Nicoletta Mandolini is a researcher in the areas of Cultural and Media Studies. Her main research interest is the study of representations of gender violence and other forms of gender-based discrimination. She is currently employed as a researcher at CECS – Universidade do Minho, where she is working on the FCT project Sketch Her Story and Make It Popular: Using Graphic Narratives in Lusophone and Italian Feminist Activism against Gender Violence.
She previously worked as FWO postdoctoral fellow at KU Leuven (Belgium). She holds a PhD from University College Cork (Ireland). Her doctoral project, funded by the IRC (Irish Research Council), focussed on the analysis of journalistic and literary portrayal of femicide in the Italian context and it resulted in the publication of the monograph Representations of Lethal Gender-Based Violence in Italy between Journalism and Literature: Femminicidio Narratives (Routledge 2021).

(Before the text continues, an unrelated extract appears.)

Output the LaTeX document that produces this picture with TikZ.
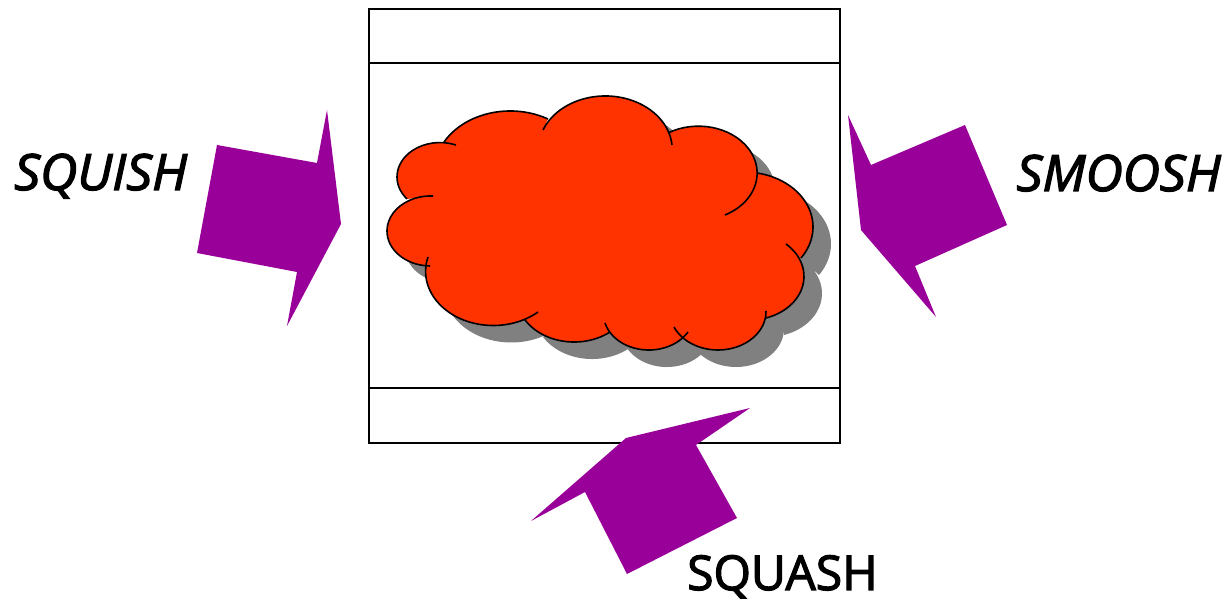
\documentclass[tikz,border=0pt]{standalone}
\usepackage{fontspec}
\setmainfont{Open Sans}
\newfontfamily\slantword[FakeBold=2.5,FakeStretch=1.03,ItalicFeatures={FakeBold=2.5,FakeStretch=1.03}]{Open Sans}
\newfontfamily\plainword[FakeBold=2.5]{Open Sans}
\definecolor{cloudred}{HTML}{FF3300}
\definecolor{arrowpurple}{HTML}{990099}
\definecolor{shadowgray}{HTML}{808080}
\tikzset{
  frameline/.style={draw=black,line width=1.5pt},
  cloudline/.style={draw=black,line width=1.6pt,line cap=butt},
  pusharrow/.style={fill=arrowpurple,draw=none},
  wordlabel/.style={inner sep=0pt,font=\slantword\fontsize{50}{54}\selectfont\itshape},
  wordupright/.style={inner sep=0pt,font=\plainword\fontsize{48}{52}\selectfont}
}
% elliptical arc through three points, given in screen pixels (y downward), clockwise on screen
\def\Kx{1.25}
\gdef\cloudfillpath{}
\gdef\cloudstrokepath{}
\newcommand\bump[6]{%
  \pgfmathsetmacro\Bx{(#3-#1)/10/\Kx}\pgfmathsetmacro\By{(#2-#4)/10}%
  \pgfmathsetmacro\Cx{(#5-#1)/10/\Kx}\pgfmathsetmacro\Cy{(#2-#6)/10}%
  \pgfmathsetmacro\Dd{2*(\Bx*\Cy-\By*\Cx)}%
  \pgfmathsetmacro\Bs{\Bx*\Bx+\By*\By}\pgfmathsetmacro\Cs{\Cx*\Cx+\Cy*\Cy}%
  \pgfmathsetmacro\Ux{(\Cy*\Bs-\By*\Cs)/\Dd}\pgfmathsetmacro\Uy{(\Bx*\Cs-\Cx*\Bs)/\Dd}%
  \pgfmathsetmacro\Rr{10*sqrt(\Ux*\Ux+\Uy*\Uy)}%
  \pgfmathsetmacro\Rh{\Rr*\Kx}%
  \pgfmathsetmacro\Aa{atan2(-\Uy,-\Ux)}%
  \pgfmathsetmacro\Ab{atan2(\Cy-\Uy,\Cx-\Ux)}%
  \pgfmathsetmacro\Ab{\Ab>\Aa ? \Ab-360 : \Ab}%
  \pgfmathsetmacro\Py{600-#2}%
  \xdef\cloudfillpath{\cloudfillpath -- (#1,\Py) arc[start angle=\Aa,end angle=\Ab,x radius=\Rh pt,y radius=\Rr pt]}%
  \xdef\cloudstrokepath{\cloudstrokepath (#1,\Py) arc[start angle=\Aa,end angle=\Ab,x radius=\Rh pt,y radius=\Rr pt]}%
}
\begin{document}
\begin{tikzpicture}[x=1pt,y=1pt]
\useasboundingbox (0,0) rectangle (1227,600);
% frame
\path[frameline,fill=white] (369,591) rectangle (840,157);
\draw[frameline] (369,537) -- (840,537);
\draw[frameline] (369,212) -- (840,212);
% cloud
\bump{444}{142}{508}{111}{548}{119}
\bump{543}{130}{607}{96}{672}{145}
\bump{668}{133}{757}{170}{725}{215}
\bump{757}{173}{813}{227}{801}{258}
\bump{786}{244}{804}{277}{766}{318}
\bump{766}{311}{717}{350}{674}{327}
\bump{688}{332}{647}{350}{605}{323}
\bump{610}{332}{572}{342}{525}{320}
\bump{538}{312}{450}{313}{428}{257}
\bump{430}{266}{387}{230}{433}{196}
\bump{407}{199}{397}{177}{456}{145}
\edef\cloudshadow{\noexpand\fill[shadowgray,shift={(18,-17)}] (444,458) \cloudfillpath -- cycle;}
\cloudshadow
\edef\cloudbody{\noexpand\fill[cloudred] (444,458) \cloudfillpath -- cycle;}
\cloudbody
\edef\cloudedge{\noexpand\draw[cloudline] \cloudstrokepath;}
\cloudedge
% arrows
\fill[pusharrow] (217,455) -- (317,437) -- (327,490) -- (341,376) -- (287,274) -- (297,328) -- (197,347) -- cycle;
\fill[pusharrow] (965,475) -- (1007,375) -- (915,334) -- (936,283) -- (861,370) -- (848,485) -- (871,435) -- cycle;
\fill[pusharrow] (626,162) -- (750,192) -- (696,155) -- (737,82) -- (627,26) -- (585,108) -- (531,79) -- cycle;
% labels
\node[wordlabel,anchor=base west] (squish) at (14,410) {SQUISH};
\node[wordlabel,anchor=base east] (smoosh) at (1221,409) {SMOOSH};
\node[wordupright,anchor=base west] (squash) at (687,10) {SQUASH};
\end{tikzpicture}
\end{document}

She has published her research findings in top-ranked international journals in the area of Modern Languages, Italian, Gender, Comics and Communication Studies (e.g. Romance Studies; Italian Studies; The Italianist; New Readings; Journal of Italian Cinema and Media Studies; Feminist Encounters; gender/sexuality/italy; AboutGender; Journal of Graphic Novels and Comics; Problemi dell’informazione; Communication and Society).

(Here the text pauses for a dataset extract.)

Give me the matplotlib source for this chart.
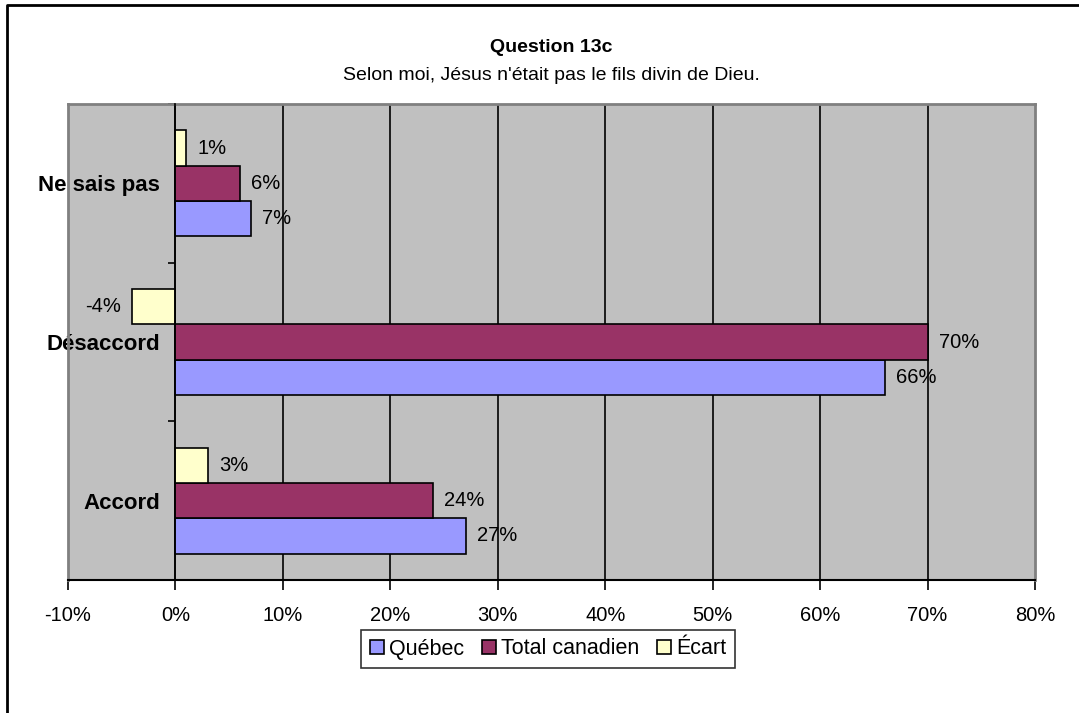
import matplotlib.pyplot as plt
from matplotlib.lines import Line2D

plt.rcParams['font.family'] = ['Liberation Sans', 'DejaVu Sans']

categories = ["Accord", "Désaccord", "Ne sais pas"]
series_names = ["Québec", "Total canadien", "Écart"]
quebec = [27, 66, 7]
canada = [24, 70, 6]
ecart = [3, -4, 1]
x_ticks = [-10, 0, 10, 20, 30, 40, 50, 60, 70, 80]
x_tick_labels = ["-10%", "0%", "10%", "20%", "30%", "40%", "50%", "60%", "70%", "80%"]

colors = ["#9999FF", "#993366", "#FFFFCC"]

W, H = 1079, 713
fig = plt.figure(figsize=(W / 100, H / 100), dpi=100)
fig.patch.set_facecolor("white")

# plot area in pixels
left, right, top, bottom = 68, 1035, 104, 580
ax = fig.add_axes([left / W, 1 - bottom / H, (right - left) / W, (bottom - top) / H])
ax.set_facecolor("#C0C0C0")
ax.set_xlim(-10, 80)
ax.set_ylim(-0.5, 2.5)

# vertical gridlines
for v in x_ticks[1:-1]:
    ax.axvline(v, color="black", lw=1.2, zorder=1)

h = 0.222
ypos = range(len(categories))
for k, (vals, name) in enumerate(zip([quebec, canada, ecart], series_names)):
    offs = (k - 1) * h
    ys = [y + offs for y in ypos]
    ax.barh(ys, vals, height=h, color=colors[k], edgecolor="black",
            linewidth=1.2, label=name, zorder=3)
    for y, v in zip(ys, vals):
        if v >= 0:
            ax.annotate(f"{v}%", (v, y), xytext=(8, 0), textcoords="offset points",
                        ha="left", va="center", fontsize=14.5, zorder=5)
        else:
            ax.annotate(f"{v}%", (v, y), xytext=(-8, 0), textcoords="offset points",
                        ha="right", va="center", fontsize=14.5, zorder=5)

# spines: category axis crosses at 0
for s in ["top", "right"]:
    ax.spines[s].set_visible(False)
ax.spines["left"].set_position(("data", 0))
ax.spines["left"].set_color("black")
ax.spines["left"].set_linewidth(1.2)
ax.spines["left"].set_zorder(4)
ax.spines["bottom"].set_color("black")
ax.spines["bottom"].set_linewidth(1.5)

# gray border of plot area
for xs, ys_ in [([0, 0], [0, 1]), ([0, 1], [1, 1]), ([1, 1], [0, 1])]:
    ax.add_line(Line2D(xs, ys_, transform=ax.transAxes, color="#808080",
                       lw=2, clip_on=False, zorder=2))

ax.set_xticks(x_ticks)
ax.set_xticklabels(x_tick_labels, fontsize=14.5)
ax.tick_params(axis="x", direction="out", length=7, width=1.2, pad=12)

ax.set_yticks(list(ypos))
ax.set_yticklabels(categories, fontsize=16, fontweight="bold")
ax.set_yticks([0.5, 1.5, 2.5], minor=True)
ax.tick_params(axis="y", which="major", length=0, pad=11)
ax.tick_params(axis="y", which="minor", length=5, width=1.2, direction="out")

fig.text((left + right) / 2 / W, 1 - 48 / H, "Question 13c", ha="center", va="center",
         fontsize=14, fontweight="bold")
fig.text((left + right) / 2 / W, 1 - 75 / H,
         "Selon moi, Jésus n'était pas le fils divin de Dieu.",
         ha="center", va="center", fontsize=14)

leg = fig.legend(loc="center", bbox_to_anchor=(548 / W, 1 - 649 / H), ncol=3,
                 fontsize=15.5, frameon=True, fancybox=False, handlelength=0.65,
                 handleheight=0.65, handletextpad=0.25, columnspacing=0.8,
                 borderpad=0.4, borderaxespad=0.2)
leg.get_frame().set_edgecolor("black")
leg.get_frame().set_linewidth(1.2)

# outer chart frame (left and top edges)
fig.add_artist(Line2D([7 / W, 7 / W, 1.0], [0.0, 1 - 5 / H, 1 - 5 / H],
                      transform=fig.transFigure, color="black", lw=2))

fig.savefig("out.png", dpi=100)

She authored chapters in edited volumes published for Routledge and Palgrave McMillan and co-edited the volumes Rappresentare la violenza di genere. Sguardi femministi tra critica, attivismo e scrittura (Mimesis 2018) and Representing Gender-Based Violence: Global Perspectives (Palgrave 2023). She is a member of the CASILAC research cluster on Violence, Conflict and Gender, which she co-convened from 2016 to 2019 and she is a founding member of the research group on Italian comics SnIF – Studying’n’Investigating Fumetti. She is co-leader of the WGAS – Working Group Autoras, Investigadoras, Editoras de Cómic in the context of the Cost Action Project iCOn-MICs. She is a member of the research team for the Horizon Europe project CONCILIARE – Confidently Changing Colonial Heritage.